“Let me see her, let me see her,” the woman cried as her four cousins were gently cradled out of the ambulance this morning. One white shroud bore the remains of two of their shattered bodies.
A day earlier — before the Israeli airstrike that killed them — Zaynab, 13, Zahraa, 12, Malika, 9, and Yasmina, 6, had played together in their grandparents’ courtyard.
Now, in the cemetery of the village of Irkay, in Lebanon’s south, the children lie side by side with their grandparents, uncles and cousin.
“Keep a good image of them in your head,” male relatives pleaded as they pulled their cousin back from the ambulance.

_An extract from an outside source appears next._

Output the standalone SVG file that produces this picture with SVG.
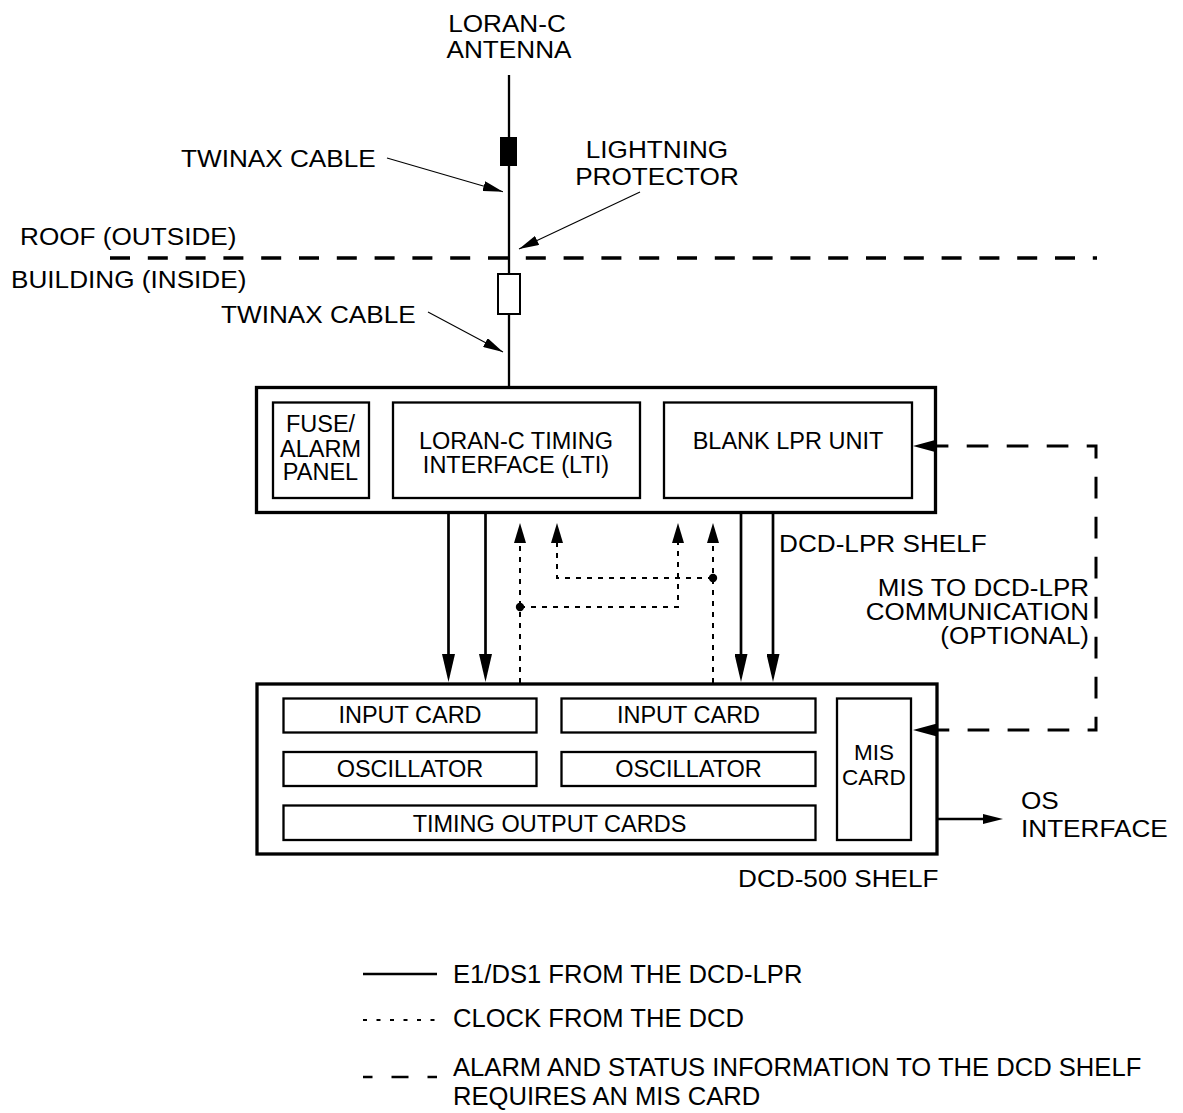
<svg xmlns="http://www.w3.org/2000/svg" width="1183" height="1113" viewBox="0 0 1183 1113">
<style>
  .t{font-family:"Liberation Sans",Arial,Helvetica,sans-serif;fill:#000}
  .o{font-size:24px}
  .o2{font-size:23px}
  .b{font-size:23.5px}
  .mc{font-size:22.5px}
  .lg{font-size:25.6px}
  .m{text-anchor:middle}
  .e{text-anchor:end}
  .shelf{fill:#fff;stroke:#000;stroke-width:3.3}
  .card{fill:#fff;stroke:#000;stroke-width:2.3}
  .solid{fill:none;stroke:#000;stroke-width:2.7}
  .dot{fill:none;stroke:#000;stroke-width:2;stroke-dasharray:5 6}
  .dash{fill:none;stroke:#000;stroke-width:3;stroke-dasharray:21.7 18.3}
  .lead{fill:none;stroke:#000;stroke-width:1.1}
</style>
<defs>
  <marker id="aSolid" markerUnits="userSpaceOnUse" viewBox="0 0 28 13" markerWidth="28" markerHeight="13" refX="20" refY="6.5" orient="auto"><path d="M0,0 L28,6.5 L0,13 z" fill="#000"/></marker>
  <marker id="aDot" markerUnits="userSpaceOnUse" viewBox="0 0 20 12" markerWidth="20" markerHeight="12" refX="12" refY="6" orient="auto"><path d="M0,0 L20,6 L0,12 z" fill="#000"/></marker>
  <marker id="aDash" markerUnits="userSpaceOnUse" viewBox="0 0 24 13" markerWidth="24" markerHeight="13" refX="16" refY="6.5" orient="auto-start-reverse"><path d="M0,0 L24,6.5 L0,13 z" fill="#000"/></marker>
  <marker id="aOS" markerUnits="userSpaceOnUse" viewBox="0 0 20 10" markerWidth="20" markerHeight="10" refX="12" refY="5" orient="auto"><path d="M0,0 L20,5 L0,10 z" fill="#000"/></marker>
  <marker id="aLead" markerUnits="userSpaceOnUse" viewBox="0 0 20 10" markerWidth="20" markerHeight="10" refX="20" refY="5" orient="auto"><path d="M0,0 L20,5 L0,10 z" fill="#000"/></marker>
</defs>
<rect width="1183" height="1113" fill="#fff"/>

<!-- roof/building boundary -->
<g id="boundary">
  <line x1="110" y1="258" x2="1097" y2="258" stroke="#000" stroke-width="3.5" stroke-dasharray="20 17.8"/>
  <text class="t o" transform="translate(20,245) scale(1.09,1)">ROOF (OUTSIDE)</text>
  <text class="t o" transform="translate(11,288) scale(1.09,1)">BUILDING (INSIDE)</text>
</g>

<!-- antenna and cable -->
<g id="antenna">
  <text class="t o m" transform="translate(507,31.5) scale(1.09,1)">LORAN-C</text>
  <text class="t o m" transform="translate(509,58.3) scale(1.09,1)">ANTENNA</text>
  <line x1="509" y1="75" x2="509" y2="387" stroke="#000" stroke-width="2.3"/>
  <rect x="500" y="137" width="17" height="29" fill="#000"/>
</g>
<g id="lightning-protector">
  <rect x="498" y="274" width="22" height="40" fill="#fff" stroke="#000" stroke-width="2"/>
  <text class="t o m" transform="translate(657,158.3) scale(1.09,1)">LIGHTNING</text>
  <text class="t o m" transform="translate(657,185) scale(1.09,1)">PROTECTOR</text>
</g>
<g id="twinax-labels">
  <text class="t o" transform="translate(181,167.3) scale(1.09,1)">TWINAX CABLE</text>
  <text class="t o" transform="translate(221,323.3) scale(1.09,1)">TWINAX CABLE</text>
</g>

<!-- DCD-LPR shelf -->
<g id="dcd-lpr-shelf">
  <rect class="shelf" x="256.5" y="387.5" width="679" height="125"/>
  <text class="t o" transform="translate(779,552) scale(1.09,1)">DCD-LPR SHELF</text>
</g>
<g id="fuse-alarm-panel">
  <rect class="card" x="273" y="402.5" width="96" height="95.5"/>
  <text class="t b m" x="320.5" y="432">FUSE/</text>
  <text class="t b m" x="320.5" y="456.5">ALARM</text>
  <text class="t b m" x="320.5" y="480">PANEL</text>
</g>
<g id="lti">
  <rect class="card" x="393" y="402.5" width="247" height="95.5"/>
  <text class="t b m" x="516" y="449">LORAN-C TIMING</text>
  <text class="t b m" x="516" y="473">INTERFACE (LTI)</text>
</g>
<g id="blank-lpr">
  <rect class="card" x="664" y="402.5" width="248" height="95.5"/>
  <text class="t b m" x="788" y="449">BLANK LPR UNIT</text>
</g>

<!-- DCD-500 shelf -->
<g id="dcd-500-shelf">
  <rect class="shelf" x="257" y="684" width="680" height="170"/>
  <text class="t o" transform="translate(738,887) scale(1.09,1)">DCD-500 SHELF</text>
</g>
<g id="input-card-1">
  <rect class="card" x="283.5" y="698.5" width="253" height="34"/>
  <text class="t b m" x="410" y="723">INPUT CARD</text>
</g>
<g id="input-card-2">
  <rect class="card" x="561.5" y="698.5" width="254" height="34"/>
  <text class="t b m" x="688.5" y="723">INPUT CARD</text>
</g>
<g id="oscillator-1">
  <rect class="card" x="283.5" y="752" width="253" height="34"/>
  <text class="t b m" x="410" y="777">OSCILLATOR</text>
</g>
<g id="oscillator-2">
  <rect class="card" x="561.5" y="752" width="254" height="34"/>
  <text class="t b m" x="688.5" y="777">OSCILLATOR</text>
</g>
<g id="timing-output-cards">
  <rect class="card" x="283.5" y="805.5" width="532" height="34.5"/>
  <text class="t b m" x="549.5" y="832">TIMING OUTPUT CARDS</text>
</g>
<g id="mis-card">
  <rect class="card" x="837" y="698.5" width="74" height="141.5"/>
  <text class="t mc m" x="874" y="760">MIS</text>
  <text class="t mc m" x="874" y="784.5">CARD</text>
</g>

<g id="os-interface">
  <text class="t o" transform="translate(1021,809) scale(1.09,1)">OS</text>
  <text class="t o" transform="translate(1021,837) scale(1.09,1)">INTERFACE</text>
</g>
<g id="mis-comm-label">
  <text class="t o2 e" transform="translate(1089,596) scale(1.13,1)">MIS TO DCD-LPR</text>
  <text class="t o2 e" transform="translate(1089,620) scale(1.13,1)">COMMUNICATION</text>
  <text class="t o2 e" transform="translate(1089,644) scale(1.13,1)">(OPTIONAL)</text>
</g>

<!-- connectors -->
<g id="connectors">
  <line class="lead" x1="387" y1="158" x2="503" y2="191.7" marker-end="url(#aLead)"/>
  <line class="lead" x1="640" y1="192" x2="519" y2="249" marker-end="url(#aLead)"/>
  <line class="lead" x1="428" y1="312" x2="503" y2="352" marker-end="url(#aLead)"/>

  <line class="solid" x1="448.5" y1="514" x2="448.5" y2="674" marker-end="url(#aSolid)"/>
  <line class="solid" x1="485.5" y1="514" x2="485.5" y2="674" marker-end="url(#aSolid)"/>
  <line class="solid" x1="741" y1="514" x2="741" y2="674" marker-end="url(#aSolid)"/>
  <line class="solid" x1="773" y1="514" x2="773" y2="674" marker-end="url(#aSolid)"/>

  <line class="dot" x1="520" y1="683" x2="520" y2="531" marker-end="url(#aDot)"/>
  <polyline class="dot" points="520,607 678,607 678,531" marker-end="url(#aDot)"/>
  <polyline class="dot" points="713,578 557,578 557,531" marker-end="url(#aDot)"/>
  <line class="dot" x1="713" y1="683" x2="713" y2="531" marker-end="url(#aDot)"/>
  <circle cx="520" cy="607" r="4.2" fill="#000"/>
  <circle cx="713" cy="578" r="4.2" fill="#000"/>

  <path class="dash" d="M921,446 H1096 V730 H921" stroke-dashoffset="34.3" marker-start="url(#aDash)" marker-end="url(#aDash)"/>

  <line class="solid" x1="937" y1="819" x2="995" y2="819" marker-end="url(#aOS)"/>
</g>

<!-- legend -->
<g id="legend">
  <line x1="363" y1="974" x2="437" y2="974" stroke="#000" stroke-width="2.7"/>
  <text class="t lg" x="453" y="983.3">E1/DS1 FROM THE DCD-LPR</text>
  <line x1="363" y1="1020" x2="437" y2="1020" stroke="#000" stroke-width="2" stroke-dasharray="4 9.5"/>
  <text class="t lg" x="453" y="1026.5">CLOCK FROM THE DCD</text>
  <line x1="363" y1="1077" x2="437" y2="1077" stroke="#000" stroke-width="2.7" stroke-dasharray="9.5 19 17 19 9.5 50"/>
  <text class="t lg" x="453" y="1076">ALARM AND STATUS INFORMATION TO THE DCD SHELF</text>
  <text class="t lg" x="453" y="1105">REQUIRES AN MIS CARD</text>
</g>
</svg>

Their mother Suzanne Taqi climbed down into the graves, embracing them one last time.
Nine people from the family were killed in this single strike that came without warning from the sky.

On Thursday, the Israel Defense Forces ordered the whole of Lebanon to be evacuated to just south of this village.
The IDF has not provided information on the target of the strike.
“Everyone here knows what my girls meant to me,” the children’s father, Mohammed Rida Taqi, told CNN, one side of his face covered in bandages and angry red wounds from the blast.
Taqi said his daughter Yasmina had asked him for a necklace made of the words “daddy’s soul” instead of her own name.
After burying his children, he had one thing on his mind: searching through the rubble to find the necklace.